Fluctuating hydrodynamics of chiral active fluids

Abstract

Active materials are characterized by continuous injection of energy at the microscopic level and typically cannot be adequately described by equilibrium thermodynamics. Here we study a class of active fluids in which equilibrium-like properties emerge when fluctuating and activated degrees of freedom are statistically decoupled, such that their mutual information is negligible. We analyse three paradigmatic systems: chiral active fluids composed of spinning frictional particles that are free to translate, oscillating granular gases and active Brownian rollers. In all of these systems, a single effective temperature generated by activity parameterizes both the equation of state and the emergent Boltzmann statistics. The same effective temperature, renormalized by velocity correlations, relates viscosities to steady-state stress fluctuations via a Green–Kubo relation.
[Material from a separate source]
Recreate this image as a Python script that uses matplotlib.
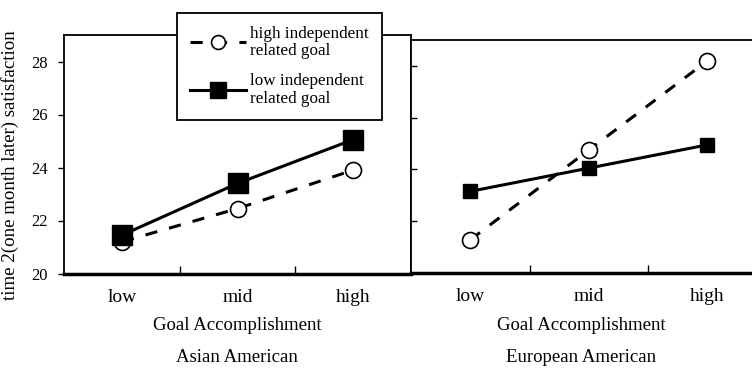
import matplotlib
matplotlib.use("Agg")
import matplotlib.pyplot as plt
from matplotlib.lines import Line2D

plt.rcParams['font.family'] = ['Liberation Serif', 'DejaVu Serif']

levels = ['low', 'mid', 'high']
x_pos = [0.5, 1.5, 2.5]

# Asian American panel
asian_high_ind = [21.2, 22.45, 23.9]
asian_low_ind = [21.45, 23.4, 25.05]

# European American panel
euro_high_ind = [21.27, 24.75, 28.2]
euro_low_ind = [23.15, 24.05, 24.95]

y_ticks = [20, 22, 24, 26, 28]
label_high = 'high independent\nrelated goal'
label_low = 'low independent\nrelated goal'

W, H = 752, 371
fig = plt.figure(figsize=(W / 100, H / 100), dpi=100)

ax1 = fig.add_axes([64.3 / W, 1 - 273.5 / H, 346.4 / W, 238.5 / H])
ax2 = fig.add_axes([411.0 / W, 1 - 272.7 / H, 355.5 / W, 232.4 / H])

dash = (0, (4, 4))


def style_axis(ax, show_labels):
    ax.set_xlim(0, 3)
    ax.set_ylim(20, 29)
    ax.set_xticks([1, 2])
    ax.set_xticklabels([])
    ax.set_xticks(x_pos, minor=True)
    ax.set_xticklabels(levels, minor=True, fontsize=14)
    ax.tick_params(axis='x', which='major', direction='in', length=6, width=1)
    ax.tick_params(axis='x', which='minor', length=0, pad=11)
    ax.set_yticks(y_ticks)
    if show_labels:
        ax.tick_params(axis='y', direction='out', length=4, width=1, labelsize=12, pad=8)
    else:
        ax.tick_params(axis='y', direction='in', length=4, width=1, labelleft=False)
    for side in ['left', 'top', 'right']:
        ax.spines[side].set_linewidth(1.3)
    ax.spines['bottom'].set_linewidth(2.5)


ax1.plot(x_pos, asian_high_ind, color='black', lw=2.2, linestyle=dash,
         marker='o', markersize=11.5, markerfacecolor='white', markeredgewidth=1.2)
ax1.plot(x_pos, asian_low_ind, color='black', lw=2.2,
         marker='s', markersize=14, markerfacecolor='black')
style_axis(ax1, True)
ax1.set_ylabel('time 2(one month later) satisfaction', fontsize=13.6)
ax1.yaxis.set_label_coords(-0.13, 0.455)

ax2.plot(x_pos, euro_high_ind, color='black', lw=2.2, linestyle=dash,
         marker='o', markersize=11.5, markerfacecolor='white', markeredgewidth=1.2)
ax2.plot(x_pos, euro_low_ind, color='black', lw=2.2,
         marker='s', markersize=10, markerfacecolor='black')
style_axis(ax2, False)

# axis titles centred under the visible part of each panel
fig.text(237 / W, 1 - 325 / H, 'Goal Accomplishment', ha='center', va='center', fontsize=13.5)
fig.text(237 / W, 1 - 357 / H, 'Asian American', ha='center', va='center', fontsize=13.5)
fig.text(581 / W, 1 - 326 / H, 'Goal Accomplishment', ha='center', va='center', fontsize=13.5)
fig.text(581 / W, 1 - 358 / H, 'European American', ha='center', va='center', fontsize=13.5)

handles = [
    Line2D([], [], color='black', lw=2.2, linestyle=dash, marker='o', markersize=10,
           markerfacecolor='white', markeredgewidth=1.2),
    Line2D([], [], color='black', lw=2.2, marker='s', markersize=11.5, markerfacecolor='black'),
]
leg = fig.legend(handles, [label_high, label_low], loc='upper left',
                 bbox_to_anchor=(176.7 / W, 1 - 12.7 / H), fontsize=12.3,
                 frameon=True, fancybox=False, framealpha=1, edgecolor='black',
                 handlelength=3.3, handletextpad=0.25, labelspacing=0.8,
                 borderpad=0.75, borderaxespad=0)
for t in leg.get_texts():
    t.set_linespacing(1.15)
leg.get_frame().set_linewidth(1.3)
leg.set_zorder(10)

fig.savefig('out.png', dpi=100)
To rationalize these observations, we develop a theory for the fluctuating hydrodynamics of these non-equilibrium fluids and validate it through large-scale molecular dynamics simulations. Our work sheds light on the microscopic origin of odd viscosities and stress fluctuations characteristic of parity-violating fluids, in which mirror symmetry and detailed balance are broken. Active fluids exhibit properties reminiscent of equilibrium systems when their degrees of freedom are statistically decoupled. A theory for the fluctuating hydrodynamics of these fluids offers a probe of their anomalous transport coefficients.